The exercise — Write out the listing below without alteration, omitting its pictures.

Provided material —
(begin)

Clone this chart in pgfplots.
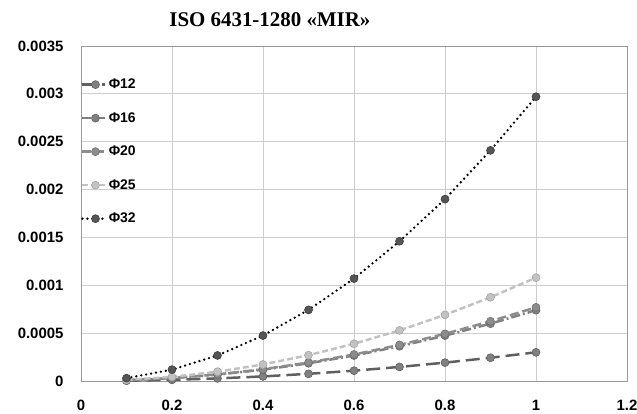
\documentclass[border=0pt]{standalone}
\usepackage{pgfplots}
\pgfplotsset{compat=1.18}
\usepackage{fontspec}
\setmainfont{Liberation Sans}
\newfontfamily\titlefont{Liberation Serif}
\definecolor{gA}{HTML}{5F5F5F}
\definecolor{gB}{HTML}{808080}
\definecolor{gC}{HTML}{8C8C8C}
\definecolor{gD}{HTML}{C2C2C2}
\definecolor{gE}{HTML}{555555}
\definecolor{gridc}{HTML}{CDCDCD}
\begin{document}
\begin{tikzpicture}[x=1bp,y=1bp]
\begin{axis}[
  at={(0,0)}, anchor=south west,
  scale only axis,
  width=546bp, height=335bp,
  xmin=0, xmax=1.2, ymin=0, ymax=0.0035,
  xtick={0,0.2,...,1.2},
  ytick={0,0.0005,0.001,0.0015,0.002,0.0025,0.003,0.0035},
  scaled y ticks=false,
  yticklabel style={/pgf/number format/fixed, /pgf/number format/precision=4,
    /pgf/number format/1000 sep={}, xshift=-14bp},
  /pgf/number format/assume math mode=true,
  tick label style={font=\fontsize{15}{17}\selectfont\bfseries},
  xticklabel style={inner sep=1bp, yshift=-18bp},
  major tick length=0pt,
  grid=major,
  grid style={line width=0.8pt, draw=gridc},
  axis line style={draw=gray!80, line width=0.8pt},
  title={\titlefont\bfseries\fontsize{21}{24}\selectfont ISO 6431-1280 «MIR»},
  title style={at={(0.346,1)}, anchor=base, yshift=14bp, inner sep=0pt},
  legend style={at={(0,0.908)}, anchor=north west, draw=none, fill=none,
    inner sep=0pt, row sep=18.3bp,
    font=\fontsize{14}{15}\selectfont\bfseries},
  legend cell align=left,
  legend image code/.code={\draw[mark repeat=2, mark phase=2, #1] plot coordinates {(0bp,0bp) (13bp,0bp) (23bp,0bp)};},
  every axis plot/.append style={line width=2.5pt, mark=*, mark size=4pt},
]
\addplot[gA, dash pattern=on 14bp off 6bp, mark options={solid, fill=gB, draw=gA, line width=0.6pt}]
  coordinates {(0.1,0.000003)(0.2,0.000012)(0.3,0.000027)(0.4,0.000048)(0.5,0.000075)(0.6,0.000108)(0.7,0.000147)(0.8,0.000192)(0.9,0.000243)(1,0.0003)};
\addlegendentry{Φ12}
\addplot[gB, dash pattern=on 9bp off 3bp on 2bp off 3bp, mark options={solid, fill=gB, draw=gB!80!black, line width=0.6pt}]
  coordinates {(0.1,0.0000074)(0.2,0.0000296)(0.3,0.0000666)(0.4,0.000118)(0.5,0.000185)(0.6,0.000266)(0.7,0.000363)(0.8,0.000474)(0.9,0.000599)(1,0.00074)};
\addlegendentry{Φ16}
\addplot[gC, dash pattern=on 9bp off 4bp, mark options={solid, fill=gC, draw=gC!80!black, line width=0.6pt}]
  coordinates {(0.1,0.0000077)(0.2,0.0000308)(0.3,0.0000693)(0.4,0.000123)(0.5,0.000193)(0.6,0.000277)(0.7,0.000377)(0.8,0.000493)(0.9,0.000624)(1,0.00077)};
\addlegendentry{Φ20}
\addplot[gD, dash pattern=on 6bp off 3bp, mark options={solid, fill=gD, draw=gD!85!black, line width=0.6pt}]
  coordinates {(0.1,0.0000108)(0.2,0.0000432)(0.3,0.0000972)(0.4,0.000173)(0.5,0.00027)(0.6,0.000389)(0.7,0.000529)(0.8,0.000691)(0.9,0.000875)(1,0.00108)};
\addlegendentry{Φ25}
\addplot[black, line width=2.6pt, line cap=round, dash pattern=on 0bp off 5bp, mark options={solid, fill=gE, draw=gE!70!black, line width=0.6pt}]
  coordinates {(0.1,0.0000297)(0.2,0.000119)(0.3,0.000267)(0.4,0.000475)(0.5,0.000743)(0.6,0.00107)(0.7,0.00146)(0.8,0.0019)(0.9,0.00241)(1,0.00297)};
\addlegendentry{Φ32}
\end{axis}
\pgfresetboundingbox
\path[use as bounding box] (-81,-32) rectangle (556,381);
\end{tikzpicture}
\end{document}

(end)

Solution for this problem —
Clone this chart in pgfplots.
\documentclass[border=0pt]{standalone}
\usepackage{pgfplots}
\pgfplotsset{compat=1.18}
\usepackage{fontspec}
\setmainfont{Liberation Sans}
\newfontfamily\titlefont{Liberation Serif}
\definecolor{gA}{HTML}{5F5F5F}
\definecolor{gB}{HTML}{808080}
\definecolor{gC}{HTML}{8C8C8C}
\definecolor{gD}{HTML}{C2C2C2}
\definecolor{gE}{HTML}{555555}
\definecolor{gridc}{HTML}{CDCDCD}
\begin{document}
\begin{tikzpicture}[x=1bp,y=1bp]
\begin{axis}[
  at={(0,0)}, anchor=south west,
  scale only axis,
  width=546bp, height=335bp,
  xmin=0, xmax=1.2, ymin=0, ymax=0.0035,
  xtick={0,0.2,...,1.2},
  ytick={0,0.0005,0.001,0.0015,0.002,0.0025,0.003,0.0035},
  scaled y ticks=false,
  yticklabel style={/pgf/number format/fixed, /pgf/number format/precision=4,
    /pgf/number format/1000 sep={}, xshift=-14bp},
  /pgf/number format/assume math mode=true,
  tick label style={font=\fontsize{15}{17}\selectfont\bfseries},
  xticklabel style={inner sep=1bp, yshift=-18bp},
  major tick length=0pt,
  grid=major,
  grid style={line width=0.8pt, draw=gridc},
  axis line style={draw=gray!80, line width=0.8pt},
  title={\titlefont\bfseries\fontsize{21}{24}\selectfont ISO 6431-1280 «MIR»},
  title style={at={(0.346,1)}, anchor=base, yshift=14bp, inner sep=0pt},
  legend style={at={(0,0.908)}, anchor=north west, draw=none, fill=none,
    inner sep=0pt, row sep=18.3bp,
    font=\fontsize{14}{15}\selectfont\bfseries},
  legend cell align=left,
  legend image code/.code={\draw[mark repeat=2, mark phase=2, #1] plot coordinates {(0bp,0bp) (13bp,0bp) (23bp,0bp)};},
  every axis plot/.append style={line width=2.5pt, mark=*, mark size=4pt},
]
\addplot[gA, dash pattern=on 14bp off 6bp, mark options={solid, fill=gB, draw=gA, line width=0.6pt}]
  coordinates {(0.1,0.000003)(0.2,0.000012)(0.3,0.000027)(0.4,0.000048)(0.5,0.000075)(0.6,0.000108)(0.7,0.000147)(0.8,0.000192)(0.9,0.000243)(1,0.0003)};
\addlegendentry{Φ12}
\addplot[gB, dash pattern=on 9bp off 3bp on 2bp off 3bp, mark options={solid, fill=gB, draw=gB!80!black, line width=0.6pt}]
  coordinates {(0.1,0.0000074)(0.2,0.0000296)(0.3,0.0000666)(0.4,0.000118)(0.5,0.000185)(0.6,0.000266)(0.7,0.000363)(0.8,0.000474)(0.9,0.000599)(1,0.00074)};
\addlegendentry{Φ16}
\addplot[gC, dash pattern=on 9bp off 4bp, mark options={solid, fill=gC, draw=gC!80!black, line width=0.6pt}]
  coordinates {(0.1,0.0000077)(0.2,0.0000308)(0.3,0.0000693)(0.4,0.000123)(0.5,0.000193)(0.6,0.000277)(0.7,0.000377)(0.8,0.000493)(0.9,0.000624)(1,0.00077)};
\addlegendentry{Φ20}
\addplot[gD, dash pattern=on 6bp off 3bp, mark options={solid, fill=gD, draw=gD!85!black, line width=0.6pt}]
  coordinates {(0.1,0.0000108)(0.2,0.0000432)(0.3,0.0000972)(0.4,0.000173)(0.5,0.00027)(0.6,0.000389)(0.7,0.000529)(0.8,0.000691)(0.9,0.000875)(1,0.00108)};
\addlegendentry{Φ25}
\addplot[black, line width=2.6pt, line cap=round, dash pattern=on 0bp off 5bp, mark options={solid, fill=gE, draw=gE!70!black, line width=0.6pt}]
  coordinates {(0.1,0.0000297)(0.2,0.000119)(0.3,0.000267)(0.4,0.000475)(0.5,0.000743)(0.6,0.00107)(0.7,0.00146)(0.8,0.0019)(0.9,0.00241)(1,0.00297)};
\addlegendentry{Φ32}
\end{axis}
\pgfresetboundingbox
\path[use as bounding box] (-81,-32) rectangle (556,381);
\end{tikzpicture}
\end{document}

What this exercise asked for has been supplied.